Dengan menerapkan hustle culture ini, sebenarnya akan ada kesehatan mental yang terganggu. Sebab, kebanyakan dari mereka tidak memiliki waktu istirahat sehingga dapat membuatnya stres. Oleh karena itu, kita perlu mengetahui ciri-ciri hustle culture seperti apa. Yuk, langsung saja kita simak ciri-cirinya di bawah ini!
Baca juga: Arti TGIF untuk Kalangan Pekerja Kantoran
Munculnya Rasa Bersalah saat Libur Kerja
Agata mengatakan, seseorang yang menerapkan gaya hidup ini akan merasa bersalah sudah mengisi waktunya untuk beristirahat maupun refreshing. Mereka pun akan merasa cemas karena hal tersebut.
Misalnya, saat hari minggu memilih untuk santai-santai dahulu. Ketika melihat ada teman yang posting di sosial media, bahwa di hari minggu masih bekerja. Lalu, orang yang hustle culture ini pun langsung deg-degan. Kemudian, berpikir mengapa dirinya masih santai saja.
“Dengan kejadian ini, bisa menjadi salah satu indikator untuk hustle culture. Jika seseorang sudah merasa bersalah, maka mereka masuk ke kalangan hustling,” jelasnya.
Menambah Waktu Kerja
Seperti diketahui, setiap para pekerja umumnya bekerja selama 8 jam/hari. Akan tetapi, orang-orang yang terjebak dalam gaya hidup ini malah menambah jam kerjanya. Penambahan jam kerja ini didasarkan pada keinginan pribadi, bukan dari atasan kantor. Mereka merasa seperti ada tuntutan untuk menambahkan jam kerja sendiri.
“Beberapa dari mereka merasa bersalah karena tidak produktif kemarin-kemarin. Hingga akhirnya mereka berpikir untuk menghukum dirinya dengan cara menambah jam kerjanya,” jelasnya.
Selalu Membicarakan Soal Pekerjaan
Selanjutnya, seorang hustle culture ini juga tidak akan lepas dari topik pekerjaan. Bila bertemu dengan teman-temannya di luar kantor, orang tersebut pastinya akan terus berbicara atau menyinggung topik pekerjaan.

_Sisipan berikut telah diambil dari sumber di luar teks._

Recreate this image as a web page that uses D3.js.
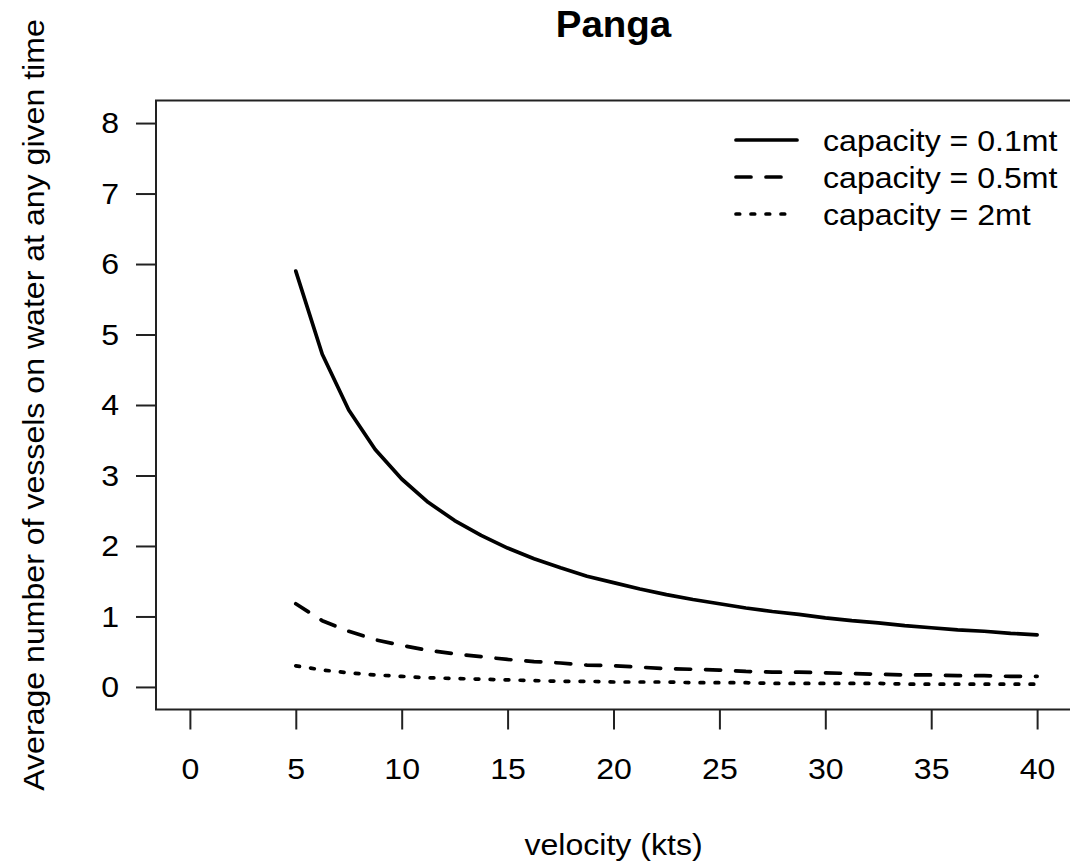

Padahal, posisi mereka sedang tidak bekerja. Tentunya, topik pembicaraan seperti itu akan membuat lingkungan sekitar pun jengah. Sebab, si hustle culture ini selalu mengaitkan pembicaraan dengan topik pekerjaan.
Hubungan dengan Lingkungan Sekitar Berantakan
Ketika seseorang menerapkan hustle culture, pastinya mereka tidak memiliki waktu untuk lingkungan sekitar. Apalagi hidup mereka hanya difokuskan untuk bekerja saja dengan durasi waktu yang lebih lama.
Bila kondisinya seperti itu, tentu mereka pun akan merasakan burnout atau rasa kelelahan yang berlebihan. Dengan burnout ini, tentu dapat mengakibatkan hubungan mereka dan orang lain menjadi berantakan. Sebab, orang yang mengalami kelelahan pastinya emosinya pun tidak terkontrol.
Itulah beberapa ciri dari seseorang yang terjebak dalam kondisi hustle culture. Jika merasakan ciri-ciri dari hustle culture ini, sebaiknya kamu perlu sadar dengan keadaan diri sendiri. Setiap orang memiliki waktunya masing-masing untuk mencapai kesuksesan, tak perlu membandingkan diri dengan orang lain. Sebab itu, kamu perlu memiliki tujuan hidup yang realistis, sesuai dengan kemampuan diri sendiri.